– Товарищ Елагин, – сказал директор внушительно. – Ваша просьба, поддержанная нами, удовлетворена органами государственной безопасности. Ваш дядя признан умершим, и вы вычеркнуты из списков лиц, имеющих родственников за границей… – Тут он сделал паузу, которой я воспользовался для выражения моей сердечной признательности как нашей дирекции, так и органам государственной безопасности.
– Отныне вам разрешается принимать участие в спектаклях, на которых присутствуют члены правительства и руководство партии. И я не сомневаюсь, что вы примете за выражение большого доверия к вам просьбу, с которой мы решили к вам обратиться…
Тут директор сделал опять паузу и уставился на меня пронизывающим взглядом. Я понял, что дело идет о каком-то важнейшем и ответственнейшем поручении государственного масштаба. В недоумении я повернул голову в сторону Кузы. Куза сидел на диване и равнодушно смотрел в окно, щуря свои близорукие глаза. Лишь на губах его мелькала, как мне показалось, насмешливая улыбка, да в глазах пробегали веселые огоньки.
Я не ошибся. Вопрос был действительно государственной важности. Дело было в том, что через три дня – 21 января 1938 года, на траурном заседании в Большом театре по случаю годовщины со дня смерти Ленина, должен был быть показан один акт «Человека с ружьем». В конце этого акта духовой оркестр играл восемь тактов марша, под который уходил на фронт отряд революционных моряков и красногвардейцев. Неожиданно, в последний момент НКВД по каким-то причинам не допустило к участию в спектакле нашего барабанщика. И вот, зная, что я умею играть на барабане, дирекция обратилась ко мне с просьбой сыграть барабанную дробь для самого товарища Сталина в день годовщины смерти товарища Ленина. Я не заставил себя долго уговаривать, хотя на правительственных концертах в Большом театре и не угощали бесплатным ужином со свежими помидорами и с хорошим коньяком.

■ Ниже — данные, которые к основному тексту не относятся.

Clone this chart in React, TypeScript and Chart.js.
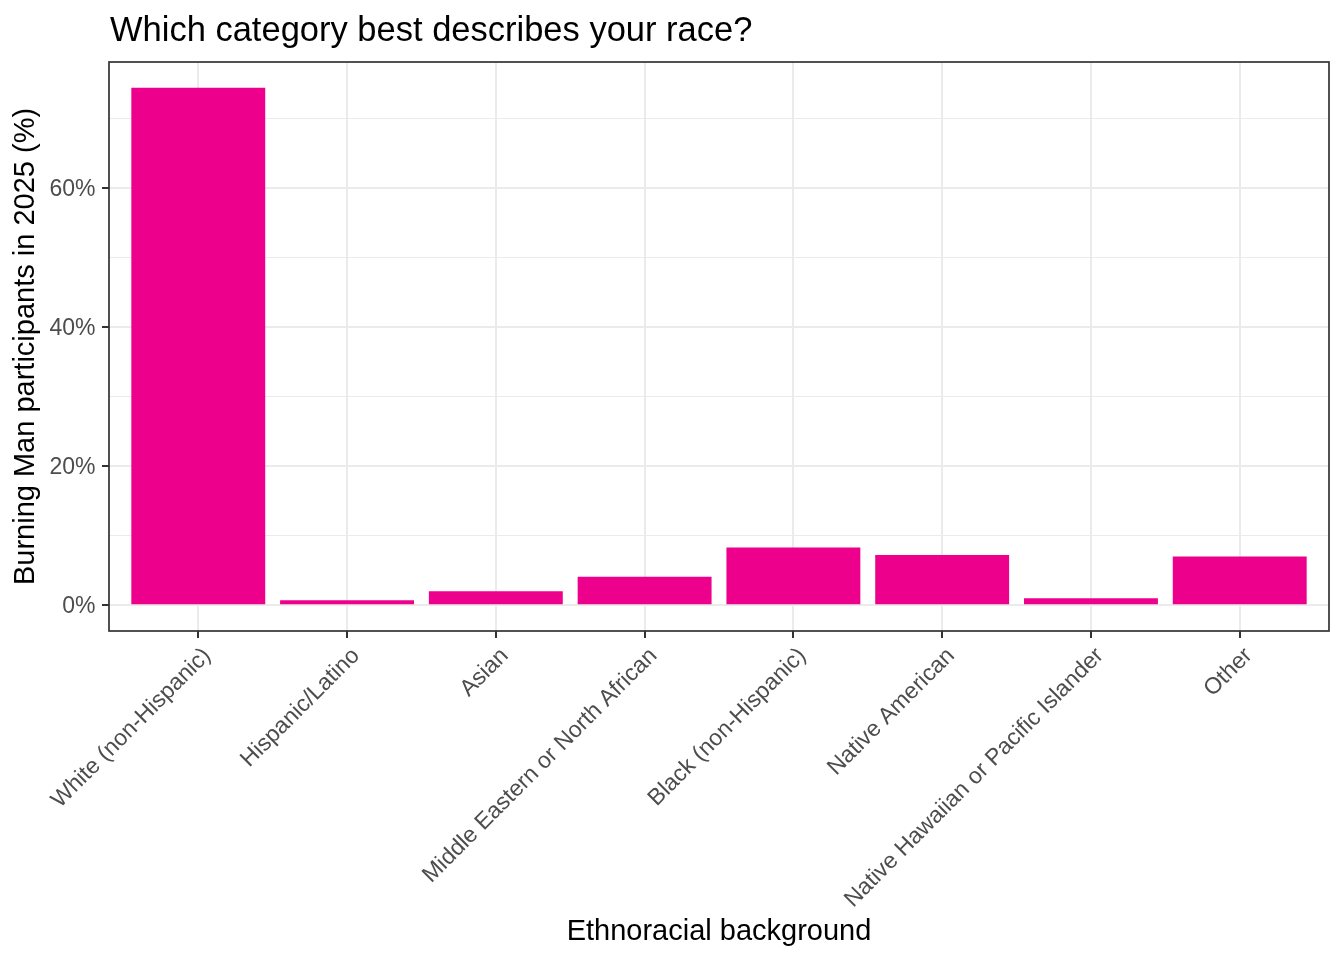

Вечером 21 января я сидел в самом центре обширного пространства оркестра Большого театра со своим барабаном и впервые в жизни увидел прямо перед собой на расстоянии половины длины сцены знакомое усатое лицо с маленькими глазками. Это и был как раз тот вечер, на котором Щукин играл роль Ленина, а Рубен Симонов – роль Сталина. Живой настоящий Сталин сидел передо мной в своей ложе и смотрел, ухмыляясь себе в усы, на сцену и много аплодировал. Аплодировал он и охрипшему от необыкновенного волнения Симонову, загримированному под него – Сталина, каким он был в молодости. И эта жалкая сцена не вызвала у него, по-видимому, ничего, кроме удовольствия. Когда же пришел мой черед играть на барабане, то я отнюдь не растерялся и не потерял присутствия духа от волнения и страха, подобно Симонову. Наоборот! Я ударил мою барабанную дробь с такой силой и так громко, что даже сам Сталин вздрогнул и бросил в мою сторону испуганный взгляд…
Впоследствии, когда я играл в государственном джазе, я много раз участвовал в правительственных концертах в Большом театре. За день до каждого такого концерта нам всем выдавались специальные пропуска, на которых фамилия каждого из нас была напечатана не на пишущей машинке, а типографским способом. Текст пропуска кончался фамилией начальника охраны, почему-то тоже напечатанной печатными буквами. Как сейчас помню эту фамилию: «Комиссар госбезопасности III ранга Дагин».
Всем участвующим в этих концертах необходимо было соблюдать некоторые правила, о которых нас специально предупреждали. Например, нам рекомендовалось не расхаживать без дела по театральным коридорам и не отдаляться от отведенной для нас артистической комнаты. Разрешалось ходить только в ближайшую уборную и в буфет. Другое правило обязывало всех участников концерта, без малейшего исключения, прибыть на концерт не позже, чем за час до начала. Прибывшие позже этого срока считались опоздавшими, со всеми вытекающими отсюда последствиями. Чтобы понять всю странность этого распоряжения, надо иметь в виду, что огромная программа правительственных концертов никогда не заканчивалась раньше, чем через четыре часа после начала, иногда же затягивалась и на все шесть. Таким образом, концерт, начавшийся, например, в 8 часов вечера, всегда оканчивался после 12 часов ночи. И те артисты, которые выступали в конце концерта, должны были приходить к семи часам вечера и терпеливо просиживать 5 и больше часов за кулисами, опустошая буфет и слоняясь из угла в угол по артистической.